People think because I’ve been a newspaper food writer spanning the printing years from hot lead to the Internet, that I’m a cook.
I’m not. A cook is a mechanic. I say this with great respect and admiration. A cook is someone who can be told how to make something and then make it. And make it again. And make it again. Their kitchen skills are so well learned as to be almost instinctual; they can cut with scary precision, they can detect the doneness of a piece of meat or fish with just a touch of a finger, they can smell when something needs to come out of the oven, they can mark a grilled steak or fillet with a precise grid. And they can work fast and with intense concentration amid chaos.
At a food industry workshop I went to the other day, chef-restaurateur-caterer Bev Gannon of Maui said that, when you find a line cook like that, you do everything in your power to keep them. They may never become a chef — a chef is an artist, a creator, an idea person, an imaginator. But they will be able to reproduce the imaginator’s ideas every time.
Technically, I am neither cook nor chef. But if I trend toward one side, it’s chef. Just as I love writing much more than reporting (collecting those pesky facts you need to actually write something interesting, accurate and of value), I love thinking up recipes, different combinations and presentations. My technical skills are self-taught for the most part and  I cook with a certain reckless abandon. I try so many different things that it’s difficult for me to become consistent. I’m famous for creating a dish and not being able ever to reproduce it because I can’t quite remember what I did; I had to create a recipe testing form and record detailed notes when I’m doing a cookbook.
Testing recipes? Multiple times? Making sure they’re reproducable by anyone and everyone ad infinitum? Not my favorite thing. Not my natural talent, that’s for sure.
I make so many cooking mistakes it’s laughable. But I persevere.
Yesterday, I made a loaf of gluten-free bread that emerged from the oven smelling wonderful but resembling some kind of strange formation in a Southwest canyon  — a rough loaf shape but collapsed in the middle, lopsided, oozing at the sides, overflowing to form crusty,  stalagtites. (Tasted great, by the way, and, once I trimmed away the excess, looked okay.)
Granted, it was my first attempt at the bread (made from brown rice, potato and tapioca starches and teff flour). I’d seen and tasted the loaf only once before. The flavor, lightness and texture of the dish, which my friend chef Carol Nardello calls “Amazing Bread,” is exceptional. Most gluten-free breads are squat, dense and tend toward the dry; they also don’t last more a day. Not this one. If you didn’t know it was gluten-free, you’d swear it was a conventional wheat bread.
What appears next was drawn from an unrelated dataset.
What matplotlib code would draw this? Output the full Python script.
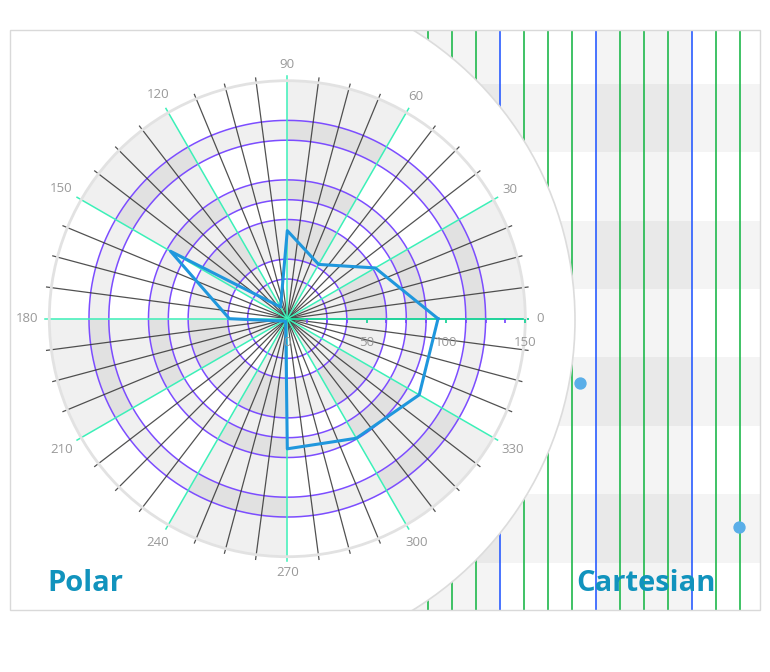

But my mistake was not checking my loaf pan size, which turned out to be just a bit too small, thus the spillover and the oozing. (On the plus side, I had thought ahead enough to place the bread pan on a baking sheet, so none of the use is decorating my oven floor).
Anyway, point of this blog: Check. Double check. Check even if you think you know.
Read the recipe three times. I find it helpful to print out recipes; I can always catch little anomolies or notice possible tripping-up more readily.
Read through and make little pencil check marks at each point where you need to take care: Ideally, you should read the recipe so carefully that you are able, even if you’ve not actually made the dish, to describe how it’s done.
Gather up the utensils you’ll need. Rehearse in your mind how the dish will be composed (cakes, for example, almost always require three bows: one for creaming fat and sugar, one for mixing the dry ingredients, one for wet ingredients and flavorings — all pre-measured and awaiting creaming and beating.
Check and recheck the oven temperature. Review the ingredient list with care, pull out all the ingredients from the pantry and refrigerator and line them up in order. Make little check marks next to the ingredients as you add them. Review pan or baking dish sizes. Check temperature. Check the order in which the ingredients are to be incorporated. Make no assumptions.
If I’d measured my pan (I keep a measuring tape in a kitchen drawer for just this kind of thing), I wouldn’t have created this monstrous parody of a loaf of bread. I’d have known there was too much batter for pan size and either made two smaller loaves or used only part of the batter and made a few muffins with the rest. Many gluten-free recipes, like this one, produce a soft mixture more actually described as a batter than a dough; too soft to be kneaded. But they are supposed to rise a bit; if there’s no place to go once they’ve risen up to the pan rim, they overflow, like a shield volanco.
But I’m always doing things like this. Working too fast because I’m trying to do too much in a day, distracted by the TV or the phone or a text coming in or grandchildren. So I mix all the ingredients together when the recipe has a specific reason for incorporating them in alternatively, in a certain order; or I’ll forget something like salt or eggs or lemon juice and realize it when it’s too late.
I’ve seen more failures, or at least more mediocre creations, than a hopeful artist who’s just learning their way around their brushes, paints and paper. Still, every once in a while, I create a masterpiece despite my failings, and this bread, which we’ve all been enjoying in toast and sandwiches is such a one.
Look for it in a new cookbook Kapi’olani Community College and Watermark Publishing will soon be bringing out healthful sweets and snacks for families. I’ll keep you posted.